=== Excerpted data ===

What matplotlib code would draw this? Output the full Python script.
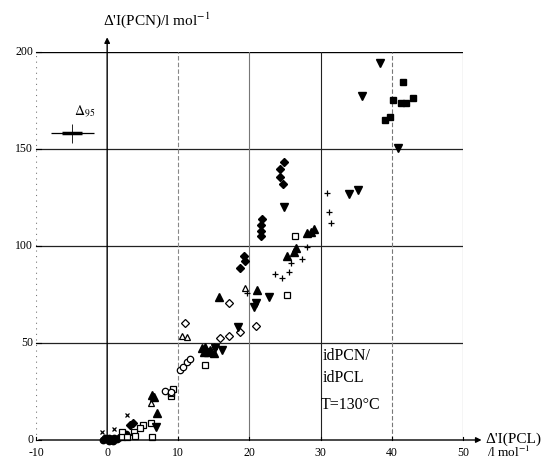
import matplotlib
matplotlib.use("Agg")
import matplotlib.pyplot as plt

plt.rcParams['font.family'] = ['Liberation Serif', 'DejaVu Serif']
plt.rcParams['mathtext.fontset'] = 'stix'

# ---- data ----
filled_diamond_x = [24.8, 24.3, 24.3, 24.7, 21.8, 21.6, 21.6, 21.6, 19.2, 19.4, 18.6, 3.2, 3.7]
filled_diamond_y = [143.3, 139.5, 135.7, 132.0, 113.8, 110.8, 107.9, 105.1, 94.8, 92.4, 88.5, 7.7, 8.9]

down_tri_x = [38.3, 35.8, 40.8, 34.0, 35.2, 24.9, 22.8, 20.9, 20.7, 18.4, 16.1, 15.2, 6.9]
down_tri_y = [194.5, 177.3, 150.4, 126.8, 128.9, 120.0, 73.9, 70.4, 68.4, 58.3, 46.4, 47.3, 6.9]

filled_square_x = [41.5, 40.2, 41.3, 42.0, 43.0, 39.1, 39.8]
filled_square_y = [184.7, 175.3, 173.6, 173.6, 176.1, 165.0, 166.7]

plus_x = [30.9, 31.2, 31.4, 28.1, 27.4, 25.9, 25.5, 23.6, 24.5, 19.6]
plus_y = [127.5, 117.7, 111.7, 99.3, 93.1, 91.0, 86.4, 85.6, 83.7, 76.0]

filled_tri_x = [28.1, 28.6, 29.1, 25.2, 26.2, 26.5, 21.1, 15.7, 13.3, 13.8, 14.1, 14.5, 15.0, 13.6, 6.3, 6.6, 7.0]
filled_tri_y = [106.5, 107.4, 108.6, 95.0, 97.0, 98.8, 77.2, 73.9, 47.3, 48.1, 45.5, 46.4, 44.7, 45.5, 23.2, 22.0, 13.9]

open_square_x = [26.4, 25.2, 13.7, 9.3, 9.0, 8.9, 6.1, 5.1, 4.6, 3.8, 2.1, 2.1, 2.8, 3.9, 6.3]
open_square_y = [105.2, 74.7, 38.5, 26.4, 22.5, 24.0, 8.9, 7.7, 6.0, 4.3, 4.3, 1.7, 1.7, 2.3, 1.3]

open_diamond_x = [17.1, 11.0, 20.9, 18.7, 17.1, 15.9]
open_diamond_y = [70.5, 60.5, 58.9, 55.8, 53.6, 52.4]

open_tri_x = [19.3, 10.5, 11.2, 15.0, 6.1]
open_tri_y = [78.3, 53.5, 53.0, 48.5, 19.0]

open_circle_x = [10.3, 10.7, 11.2, 11.7, 8.1, 8.9]
open_circle_y = [36.0, 37.8, 40.4, 42.0, 25.5, 24.9]

x_mark_x = [2.8, 1.0, -0.7]
x_mark_y = [12.7, 5.6, 4.2]

filled_circle_x = [-0.6, -0.3, 0.0, 0.3, 0.6, 1.0, 1.4, 0.2, 0.8, 1.8, 2.2, 2.6]
filled_circle_y = [0.2, 0.8, 0.3, 1.0, 0.5, 1.2, 0.6, -0.5, -0.3, 1.5, 2.2, 3.0]

# Delta95 error cross
err_x, err_y = [-4.9], [158.0]
err_x_thin, err_x_thick, err_y_half = [3.0], [1.4], [5.0]

xticks = [-10, 0, 10, 20, 30, 40, 50]
yticks = [0, 50, 100, 150, 200]

fig = plt.figure(figsize=(5.47, 4.61), dpi=100)
ax = fig.add_axes([36/547, 21/461, 427/547, 388/461])
ax.set_xlim(-10, 50)
ax.set_ylim(0, 200)
for s in ax.spines.values():
    s.set_visible(False)
ax.set_xticks([])
ax.set_yticks([])

# grid / frame
ax.plot([-10, 50], [200, 200], color='black', lw=1.0)
for yv in [50, 100, 150]:
    ax.plot([-10, 50], [yv, yv], color='#222222', lw=0.9)
ax.plot([-10, -10], [0, 200], color='#777777', lw=0.8, ls=(0, (1, 4)))
for xv, c, ls in [(10, '#888888', (0, (4, 2))), (20, '#777777', '-'), (30, '#222222', '-'),
                  (40, '#777777', (0, (4, 2))), (50, '#555555', '-')]:
    ax.plot([xv, xv], [0, 200], color=c, lw=0.8, ls=ls)

# main axes with arrows
ax.annotate('', xy=(53.0, 0), xytext=(-10, 0), annotation_clip=False,
            arrowprops=dict(arrowstyle='-|>', color='black', lw=1.0, mutation_scale=8))
ax.annotate('', xy=(0, 209), xytext=(0, 0), annotation_clip=False,
            arrowprops=dict(arrowstyle='-|>', color='black', lw=1.0, mutation_scale=8))

# tick marks and labels
for xv in xticks:
    ax.plot([xv, xv], [0, 1.5], color='black', lw=0.8, clip_on=False)
    ax.text(xv, -6.5, str(xv), ha='center', va='center', fontsize=8.5)
for yv in yticks:
    ax.plot([-10, -9.3], [yv, yv], color='black', lw=0.8, clip_on=False)
    ax.text(-10.4, yv, str(yv), ha='right', va='center', fontsize=8.5)

# markers
ms = 4.6
kw = dict(ls='none', clip_on=False, color='black')
ax.plot(filled_circle_x, filled_circle_y, marker='o', ms=ms, mfc='black', **kw)
ax.plot(open_square_x, open_square_y, marker='s', ms=ms, mfc='white', mew=0.9, **kw)
ax.plot(open_diamond_x, open_diamond_y, marker='D', ms=3.6, mfc='white', mew=0.9, **kw)
ax.plot(open_tri_x, open_tri_y, marker='^', ms=ms, mfc='white', mew=0.9, **kw)
ax.plot(open_circle_x, open_circle_y, marker='o', ms=ms, mfc='white', mew=0.9, **kw)
ax.plot(x_mark_x, x_mark_y, marker='x', ms=3.5, mew=0.9, **kw)
ax.plot(plus_x, plus_y, marker='+', ms=4.5, mew=0.9, **kw)
ax.plot(filled_diamond_x, filled_diamond_y, marker='D', ms=4.0, mfc='black', **kw)
ax.plot(down_tri_x, down_tri_y, marker='v', ms=5.2, mfc='black', **kw)
ax.plot(filled_tri_x, filled_tri_y, marker='^', ms=5.2, mfc='black', **kw)
ax.plot(filled_square_x, filled_square_y, marker='s', ms=5.0, mfc='black', **kw)

# Delta95 error cross
ax.errorbar(err_x, err_y, xerr=err_x_thin, fmt='none', ecolor='black', elinewidth=0.9, capsize=0)
ax.errorbar(err_x, err_y, xerr=err_x_thick, fmt='none', ecolor='black', elinewidth=2.5, capsize=0)
ax.errorbar(err_x, err_y, yerr=err_y_half, fmt='none', ecolor='black', elinewidth=0.6, capsize=0)
ax.text(-3.2, 169, r'$\Delta_{95}$', ha='center', va='center', fontsize=10)

# annotation text
ax.text(30.3, 43.5, 'idPCN/', ha='left', va='center', fontsize=11.5)
ax.text(30.3, 32, 'idPCL', ha='left', va='center', fontsize=11.5)
ax.text(30.0, 18, 'T=130°C', ha='left', va='center', fontsize=11.5)

# axis labels
ax.text(-0.6, 216.5, "Δ'I(PCN)/l mol$^{-1}$", ha='left', va='center', fontsize=11)
ax.text(53.2, 0.5, "Δ'I(PCL)", ha='left', va='center', fontsize=11)
ax.text(53.4, -6.6, "/l mol$^{-1}$", ha='left', va='center', fontsize=9.5)

fig.savefig('out.png', dpi=100)
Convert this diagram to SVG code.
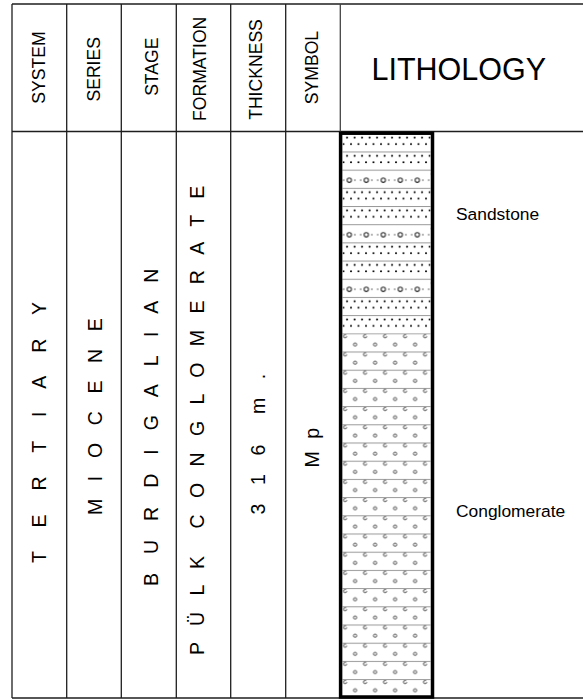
<svg xmlns="http://www.w3.org/2000/svg" width="583" height="699" viewBox="0 0 583 699">
  <style>
    text { font-family: "Liberation Sans", Arial, Helvetica, sans-serif; fill: #000; }
    .hdr { font-size: 17.6px; text-anchor: middle; }
    .big { font-size: 30.5px; }
    .col { font-size: 19.5px; white-space: pre; }
    .lbl { font-size: 17.4px; }
    .grid { stroke: #1e1e1e; stroke-width: 1.3; fill: none; }
  </style>
  <defs>
    <!-- sandstone: two staggered rows of dots per band, grey band line on top -->
    <pattern id="sand" patternUnits="userSpaceOnUse" x="342.5" y="133.3" width="7.5" height="18.18">
      <rect width="7.5" height="18.18" fill="#fff"/>
      <rect width="7.5" height="1" fill="#9a9a9a"/>
      <circle cx="4.6" cy="4.4" r="1" fill="#000"/>
      <circle cx="1" cy="10.7" r="1" fill="#000"/>
    </pattern>
    <!-- pebbly sandstone band: dotted line with small pebbles -->
    <pattern id="pebbly" patternUnits="userSpaceOnUse" x="342.5" y="133.3" width="17" height="18.18">
      <rect width="17" height="18.18" fill="#fff"/>
      <rect width="17" height="1" fill="#9a9a9a"/>
      <circle cx="1.2" cy="10.6" r="0.7" fill="#333"/>
      <circle cx="12.4" cy="10.6" r="0.7" fill="#333"/>
      <circle cx="6.8" cy="10.6" r="2.2" fill="#fff" stroke="#222" stroke-width="1"/>
    </pattern>
    <!-- conglomerate: two staggered rows of pebbles per band -->
    <pattern id="congl" patternUnits="userSpaceOnUse" x="342.5" y="333.3" width="20" height="18.2">
      <rect width="20" height="18.2" fill="#fff"/>
      <rect width="20" height="1" fill="#9a9a9a"/>
      <circle cx="2.6" cy="3" r="1.6" fill="none" stroke="#333" stroke-width="0.9" stroke-dasharray="7.8 2.2"/>
      <circle cx="12.6" cy="11.2" r="1.6" fill="none" stroke="#333" stroke-width="0.9"/>
    </pattern>
  </defs>

  <rect width="583" height="699" fill="#fff"/>

  <!-- table grid -->
  <g id="grid" class="grid">
    <line x1="12" y1="4" x2="583" y2="4"/>
    <line x1="12" y1="131.5" x2="583" y2="131.5"/>
    <line x1="12" y1="698" x2="583" y2="698"/>
    <line x1="12" y1="4" x2="12" y2="698"/>
    <line x1="66.7" y1="4" x2="66.7" y2="698"/>
    <line x1="121.3" y1="4" x2="121.3" y2="698"/>
    <line x1="176.3" y1="4" x2="176.3" y2="698"/>
    <line x1="230.7" y1="4" x2="230.7" y2="698"/>
    <line x1="285.7" y1="4" x2="285.7" y2="698"/>
    <line x1="340.3" y1="4" x2="340.3" y2="132" stroke="#444"/>
  </g>

  <!-- header labels -->
  <g id="header">
    <text class="hdr" transform="translate(44.8 67.5) rotate(-90)">SYSTEM</text>
    <text class="hdr" transform="translate(100.2 69.3) rotate(-90)">SERIES</text>
    <text class="hdr" transform="translate(158.2 66.7) rotate(-90)">STAGE</text>
    <text class="hdr" transform="translate(206 68.8) rotate(-90)">FORMATION</text>
    <text class="hdr" transform="translate(261.5 69.5) rotate(-90)">THICKNESS</text>
    <text class="hdr" transform="translate(318.2 67.5) rotate(-90)">SYMBOL</text>
    <text class="big" x="371.5" y="80">LITHOLOGY</text>
  </g>

  <!-- column entries -->
  <g id="system">
    <text class="col" style="letter-spacing:9.3px" transform="translate(45.5 563) rotate(-90)">T E R T I A R Y</text>
  </g>
  <g id="series">
    <text class="col" style="letter-spacing:6.1px" transform="translate(101.5 515) rotate(-90)">M I O C E N E</text>
  </g>
  <g id="stage">
    <text class="col" style="letter-spacing:6.8px" transform="translate(157.5 586) rotate(-90)">B U R D I G A L I A N</text>
  </g>
  <g id="formation">
    <text class="col" style="letter-spacing:5.5px" transform="translate(204 655) rotate(-90)">P Ü L K  C O N G L O M E R A T E</text>
  </g>
  <g id="thickness">
    <text class="col" style="letter-spacing:6.6px" transform="translate(265 514.5) rotate(-90)">3 1 6  m .</text>
  </g>
  <g id="symbol">
    <text class="col" style="letter-spacing:3.5px" transform="translate(319 467.5) rotate(-90)">M p</text>
  </g>

  <!-- lithology column -->
  <g id="lithology">
    <rect x="342.5" y="133.3" width="88" height="200" fill="url(#sand)"/>
    <rect x="342.5" y="169.66" width="88" height="18.18" fill="url(#pebbly)"/>
    <rect x="342.5" y="224.2" width="88" height="18.18" fill="url(#pebbly)"/>
    <rect x="342.5" y="278.74" width="88" height="18.18" fill="url(#pebbly)"/>
    <rect x="342.5" y="333.3" width="88" height="364" fill="url(#congl)"/>
    <rect x="340.6" y="133.2" width="91.9" height="563.8" fill="none" stroke="#000" stroke-width="3.5"/>
  </g>

  <g id="labels">
    <text class="lbl" x="456" y="220">Sandstone</text>
    <text class="lbl" x="456" y="517">Conglomerate</text>
  </g>
</svg>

===

What you have to do: Begin with the first line of the records and repeat every line up to the one with "plt.rcParams['mathtext.fontset'] = 'stix'", counting that line too. Pictures are not part of the copy.

Written reply:
What matplotlib code would draw this? Output the full Python script.
import matplotlib
matplotlib.use("Agg")
import matplotlib.pyplot as plt

plt.rcParams['font.family'] = ['Liberation Serif', 'DejaVu Serif']
plt.rcParams['mathtext.fontset'] = 'stix'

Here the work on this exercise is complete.